ATLANTA (Jan. 28, 2010) - Jim Jacoby, who is leading the charge to redevelop the former Ford Atlanta Assembly Plant into an "aerotropolis," wants to redevelop the shuttered Ford Assembly Plant in Norfolk, Va., as well.
Earlier this week, Jacoby told me his company plans to buy the former Ford plant in Norfolk and develop a mixed-use project laden with alternative energy devises and uses.

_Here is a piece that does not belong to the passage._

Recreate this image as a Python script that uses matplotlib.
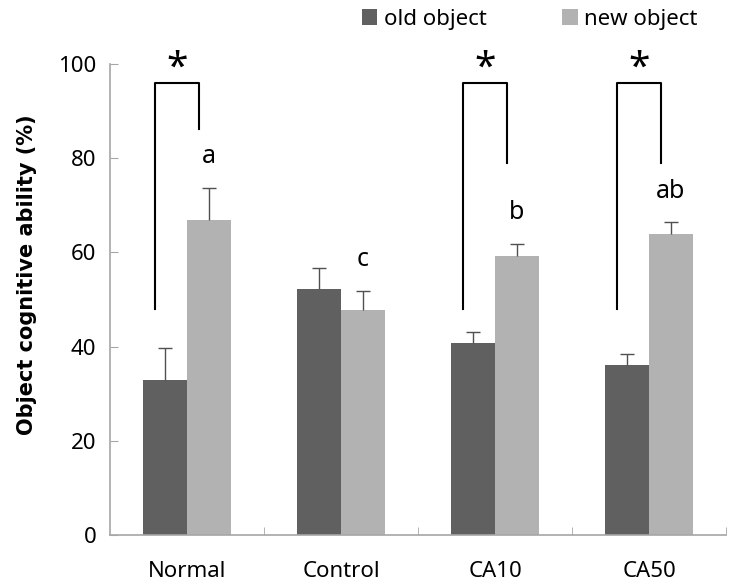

These would include solar panels, wind turbine production and perhaps a wind farm off the coast.
Jacoby, a former retail strip center developer, now is best known for leading the redevelopment of the former Atlantic Steel plant along Atlanta's Downtown Connector, into the mixed-use gem known as Atlantic Station (home of WNS headquarters).

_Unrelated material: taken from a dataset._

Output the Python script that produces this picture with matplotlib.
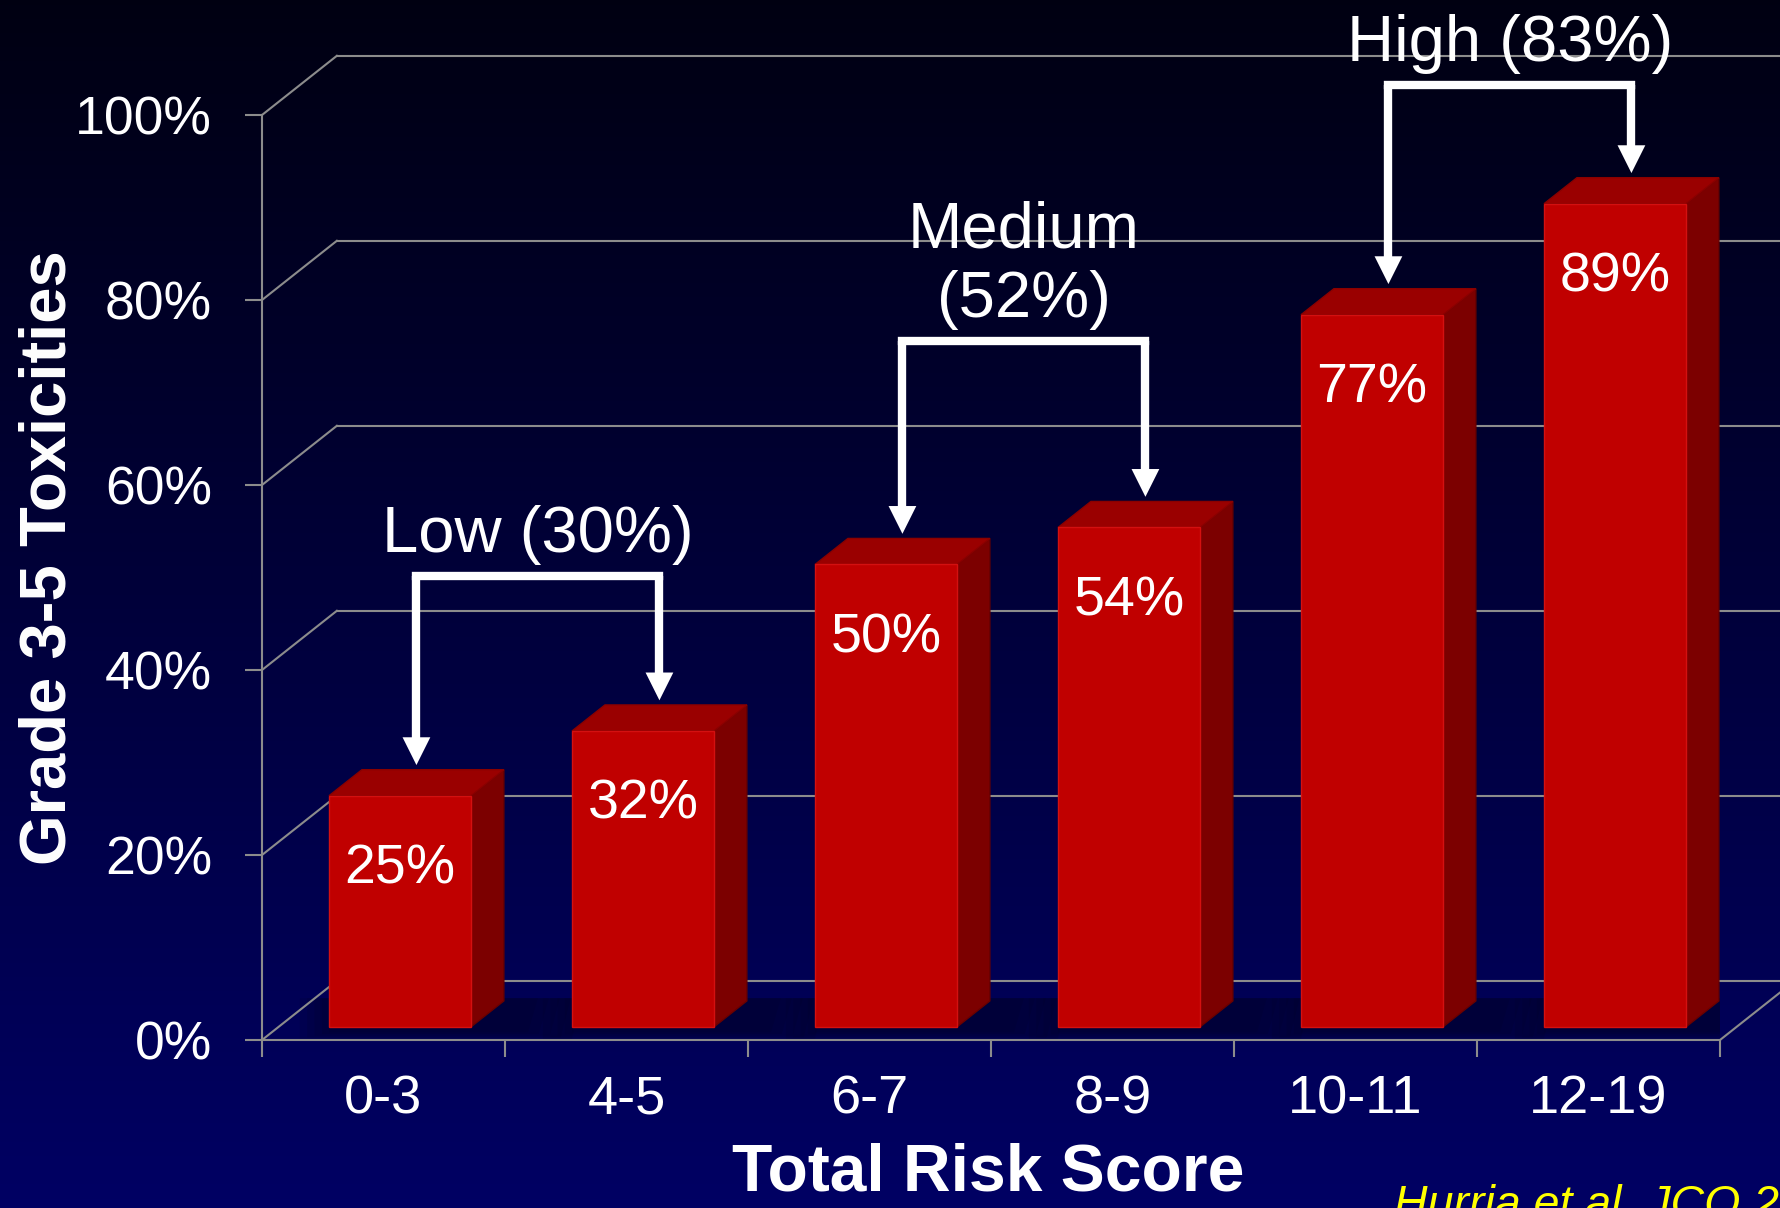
import numpy as np
import matplotlib
matplotlib.use('Agg')
import matplotlib.pyplot as plt
from matplotlib.patches import Polygon

plt.rcParams['font.family'] = ['Liberation Sans', 'DejaVu Sans']

# data
categories = ['0-3', '4-5', '6-7', '8-9', '10-11', '12-19']
toxicity = [25, 32, 50, 54, 77, 89]
group_names = ['Low (30%)', 'Medium\n(52%)', 'High (83%)']
group_bars = [(0, 1), (2, 3), (4, 5)]
yticks = [0, 20, 40, 60, 80, 100]

# layout of the fake 3d box
bracket_y = [50.2, 75.6, 103.2]
DX, DY = 0.308, 6.4       # depth of the box, in data units
FRONT = 0.22              # where the bar front sits in the depth
SIDE = 0.44               # bar depth
WIDTH = 0.584
grid = '#8c8c8c'

fig = plt.figure(figsize=(17.8, 12.08), dpi=100)

# background gradient
bg = fig.add_axes([0, 0, 1, 1], zorder=-10)
rgb = np.zeros((256, 1, 3))
rgb[..., 2] = np.linspace(0.39, 0.07, 256).reshape(-1, 1)
bg.imshow(rgb, aspect='auto', extent=[0, 1, 0, 1], origin='lower')
bg.axis('off')

ax = fig.add_axes([262 / 1780, 168 / 1208, 1458 / 1780, 925 / 1208])
ax.patch.set_alpha(0)
n = len(categories)
ax.set_xlim(0, n)
ax.set_ylim(0, 100)

# walls
for v in yticks:
    ax.plot([0, DX], [v, v + DY], color=grid, lw=1.5, clip_on=False, zorder=1)
    ax.plot([DX, n + DX], [v + DY, v + DY], color=grid, lw=1.5, clip_on=False, zorder=1)
ax.plot([n, n + DX], [0, DY], color=grid, lw=1.5, clip_on=False, zorder=1)

# bars
x = np.arange(n) + 0.5 + FRONT * DX
bars = ax.bar(x, toxicity, WIDTH, bottom=FRONT * DY, color='#c00000',
              edgecolor='#d41010', lw=1, zorder=5)
sdx, sdy = SIDE * DX, SIDE * DY
for b, v in zip(bars, toxicity):
    xl = b.get_x()
    xr = xl + b.get_width()
    y0 = b.get_y()
    y1 = y0 + b.get_height()
    # soft shadow on the floor
    for k in range(5):
        g = 0.03 * k
        ax.add_patch(Polygon([(xl - g, y0 - 0.6 - g * 6), (xr + sdx + 0.1 + g * 1.5, y0 - 0.6 - g * 6),
                              (xr + sdx + 0.14 + g * 1.5, y0 + sdy + 0.3), (xl - g, y0 + sdy + 0.3)],
                             fc='#000020', ec='none', alpha=0.13, zorder=0.5))
    ax.add_patch(Polygon([(xr, y0), (xr + sdx, y0 + sdy), (xr + sdx, y1 + sdy), (xr, y1)],
                         fc='#7c0000', ec='#6a0000', lw=1, zorder=4, clip_on=False))
    ax.add_patch(Polygon([(xl, y1), (xl + sdx, y1 + sdy), (xr + sdx, y1 + sdy), (xr, y1)],
                         fc='#9a0000', ec='#8a0000', lw=1, zorder=4, clip_on=False))
    ax.text(xl + WIDTH / 2, y1 - 8, f'{v}%', ha='center', va='center',
            color='white', fontsize=40, zorder=6)

# group brackets
for name, (i, j), by in zip(group_names, group_bars, bracket_y):
    xs = []
    for k in (i, j):
        b = bars[k]
        xa = b.get_x() + WIDTH / 2 + sdx / 2
        tip = b.get_y() + b.get_height() + sdy + 0.5
        xs.append(xa)
        ax.plot([xa, xa], [by, tip + 2.5], color='white', lw=6,
                solid_capstyle='butt', clip_on=False, zorder=7)
        ax.annotate('', xy=(xa, tip), xytext=(xa, tip + 4),
                    arrowprops=dict(arrowstyle='-|>,head_length=0.5,head_width=0.25',
                                    color='white', lw=0, shrinkA=0, shrinkB=0,
                                    mutation_scale=40),
                    annotation_clip=False, zorder=7)
    ax.plot(xs, [by, by], color='white', lw=6, solid_capstyle='projecting',
            clip_on=False, zorder=7)
    ax.annotate(name, xy=(sum(xs) / 2, by), xytext=(0, 8), textcoords='offset points',
                ha='center', va='bottom', fontsize=47, color='white',
                annotation_clip=False, zorder=8)

# axes
ax.set_xticks(range(n + 1))
ax.set_xticklabels([])
ax.set_xticks(np.arange(n) + 0.5, minor=True)
ax.set_xticklabels(categories, minor=True)
ax.tick_params(axis='x', which='major', length=12, width=1.5, color=grid)
ax.tick_params(axis='x', which='minor', length=0, pad=25, labelsize=39, labelcolor='white')
ax.set_yticks(yticks)
ax.set_yticklabels([f'{v}%' for v in yticks])
ax.tick_params(axis='y', length=12, width=1.5, color=grid, pad=24,
               labelsize=38.5, labelcolor='white')
for s in ['top', 'right']:
    ax.spines[s].set_visible(False)
for s in ['left', 'bottom']:
    ax.spines[s].set_color(grid)
    ax.spines[s].set_linewidth(1.5)

ax.set_xlabel('Total Risk Score', fontsize=47.5, fontweight='bold', color='white')
ax.xaxis.set_label_coords(0.498, -0.111)
ax.set_ylabel('Grade 3-5 Toxicities', fontsize=47, fontweight='bold', color='white')
ax.yaxis.set_label_coords(-0.126, 0.521)

fig.text(1394 / 1780, 0.0199, 'Hurria et al, JCO 2011', color='#ffff00',
         fontsize=33.5, style='italic', ha='left', va='top')

fig.savefig('out.png', dpi=100)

The Ford Assembly Plant site on Indian River Road in Norfolk encompasses 109 acres of land zoned for industrial use and is served by, naturally, Norfolk Southern rail. More than 2.6 million square feet of manufacturing facilities remains on the site, which fronts the Eastern Branch of the Elizabeth River, according to CB Richard Ellis, which is marketing the site for sale. Ford closed the plant in June 2007.
Jacoby's connection with Ford probably positions him well in his effort to acquire the Norfolk plant. In June 2008, Jacoby bought the 122-acre Atlanta plant from Ford and announced plans for a mixed-use development near Hartsfield-Jackson Atlanta International Airport. A press release announcing the sale described the "aerotropolis" as "an aviation-intense business district that is expected to include office, retail, restaurants, hotel and airport parking."
It will be interesting to see if Jacoby, above right, does buy the Norfolk plant, and if so, how his plans for an alternative-energy intensive mixed-use development turn out.